Cependant, il faut bien comprendre que la stratégie turque vis-à-vis de la Palestine est à resituer dans le contexte de l’époque. Dans les années 2000 et au début des années 2010,  la Turquie se veut une puissance hégémonique au Moyen-Orient, un modèle de « success story » (Davutoğlu) pour les pays musulmans et le leader du « Grand Moyen-Orient ». Défendre la cause palestinienne, c’est donc asseoir l’influence turque dans la région, au même titre que le soutien à la rébellion syrienne. Cependant, les espoirs de la Turquie seront vite déçus : elle ne parvient pas à installer un pouvoir pro-Ankara en Syrie, Mohammed Morsi, le « frère » d’Erdoğan, sera destitué par Sissi en 2013 et le vide de pouvoir au Moyen-Orient causé par le retrait progressif américain sera vite comblé par des grandes puissances externes à la région, la Chine et la Russie. Ainsi, bien que prolongeant son soutien à la Palestine pour des raisons de crédibilité tant interne qu’externe, la Turquie maintient des relations multiformes avec l’État hébreu, malgré la rupture diplomatique jusqu’à la reprise en 2022, année durant laquelle les échanges commerciaux entre les deux États s’élevaient à dix milliards de dollars.
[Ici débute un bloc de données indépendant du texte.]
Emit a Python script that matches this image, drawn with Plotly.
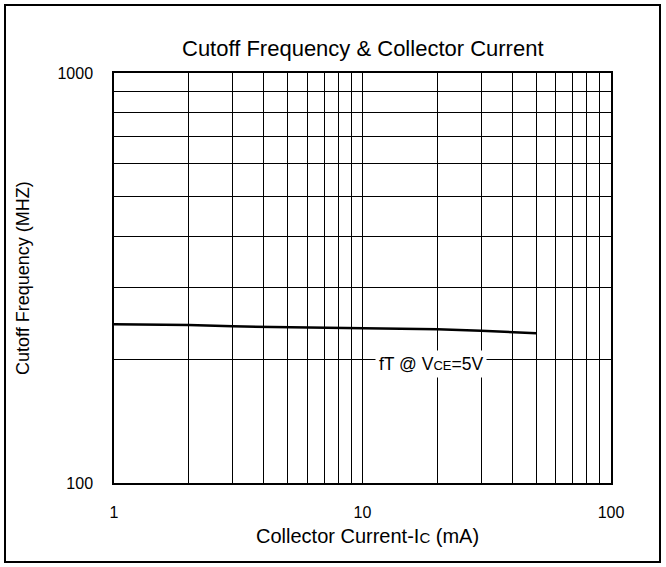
import plotly.graph_objects as go

# Data
collector_current_ma = [1, 2, 3, 6, 10, 20, 30, 40, 50]
cutoff_freq_mhz = [244, 243, 241, 239.5, 239, 237, 235, 233.5, 232]

x_grid_vals = [1, 2, 3, 4, 5, 6, 7, 8, 9, 10, 20, 30, 40, 50, 60, 70, 80, 90, 100]
x_tick_text = ["1"] + [""] * 8 + ["10"] + [""] * 8 + ["100"]
y_grid_vals = [100, 200, 300, 400, 500, 600, 700, 800, 900, 1000]
y_tick_text = ["100"] + [""] * 8 + ["1000"]

FONT = "Liberation Sans, Arial, sans-serif"

fig = go.Figure()
fig.add_trace(go.Scatter(
    x=collector_current_ma, y=cutoff_freq_mhz, mode="lines",
    line=dict(color="black", width=2.5), showlegend=False, hoverinfo="skip"))

fig.update_layout(
    width=666, height=567,
    margin=dict(l=114, r=55, t=73, b=84),
    paper_bgcolor="white", plot_bgcolor="white",
    font=dict(family=FONT, size=16, color="black"),
    xaxis=dict(type="log", range=[0, 2], tickvals=x_grid_vals, ticktext=x_tick_text,
               showgrid=True, gridcolor="black", gridwidth=1,
               showline=True, linecolor="black", linewidth=1.5, mirror=True,
               ticks="", ticklabelstandoff=14, zeroline=False,
               tickfont=dict(family=FONT, size=16)),
    yaxis=dict(type="log", range=[2, 3], tickvals=y_grid_vals, ticktext=y_tick_text,
               showgrid=True, gridcolor="black", gridwidth=1,
               showline=True, linecolor="black", linewidth=1.5, mirror=True,
               ticks="", ticklabelstandoff=16, zeroline=False,
               tickfont=dict(family=FONT, size=16)),
)

# Outer border
fig.add_shape(type="rect", xref="paper", yref="paper",
              x0=(5 - 114) / 497, x1=(660 - 114) / 497,
              y0=(483 - 562) / 410, y1=(483 - 5) / 410,
              line=dict(color="black", width=2), layer="below")

# Title
fig.add_annotation(text="Cutoff Frequency &amp; Collector Current",
                   xref="paper", yref="paper", x=0.5, y=(483 - 49) / 410,
                   showarrow=False, font=dict(family=FONT, size=22),
                   xanchor="center", yanchor="middle")
# X title
fig.add_annotation(text="Collector Current-I<span style='font-size:15px'>C</span> (mA)",
                   xref="paper", yref="paper", x=0.51, y=(483 - 536) / 410,
                   showarrow=False, font=dict(family=FONT, size=20),
                   xanchor="center", yanchor="middle")
# Y title
fig.add_annotation(text="Cutoff Frequency (MHZ)",
                   xref="paper", yref="paper", x=(23 - 114) / 497, y=0.5,
                   textangle=-90, showarrow=False, font=dict(family=FONT, size=18),
                   xanchor="center", yanchor="middle")
# Series label
fig.add_annotation(text="fT @ V<span style='font-size:13px'>CE</span>=5V",
                   x=1.275, y=2.29, xref="x", yref="y",
                   showarrow=False, bgcolor="white", font=dict(family=FONT, size=17.5),
                   xanchor="center", yanchor="middle", borderpad=3)

fig.write_html("out.html", config={"displayModeBar": False},
               post_script="document.body.style.margin='0px';")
Lors de l’attaque du 7 octobre 2023, la réaction initiale de Recep Tayyip Erdoğan a été timorée, appelant les deux parties à la négociation. Le passage d’une position de médiation à une position plus offensive s’explique surtout par la brutalité de la réplique israélienne. Ainsi, le président turc déclare le 24 octobre que « le Hamas n’est pas une organisation terroriste, c’est un groupe de moudjahidines qui défendent leurs terres ». La stratégie de communication est claire : maintenir la crédibilité de la Turquie vis-à-vis de la cause palestinienne sur le plan purement discursif. Et cela fonctionne. Alors que dans les pays arabes, ce sont les civils qui protestent dans la rue contre la riposte israélienne, le 28 octobre en Turquie, c’est Erdoğan qui rassemble des dizaines de milliers de personnes en soutien aux Palestiniens.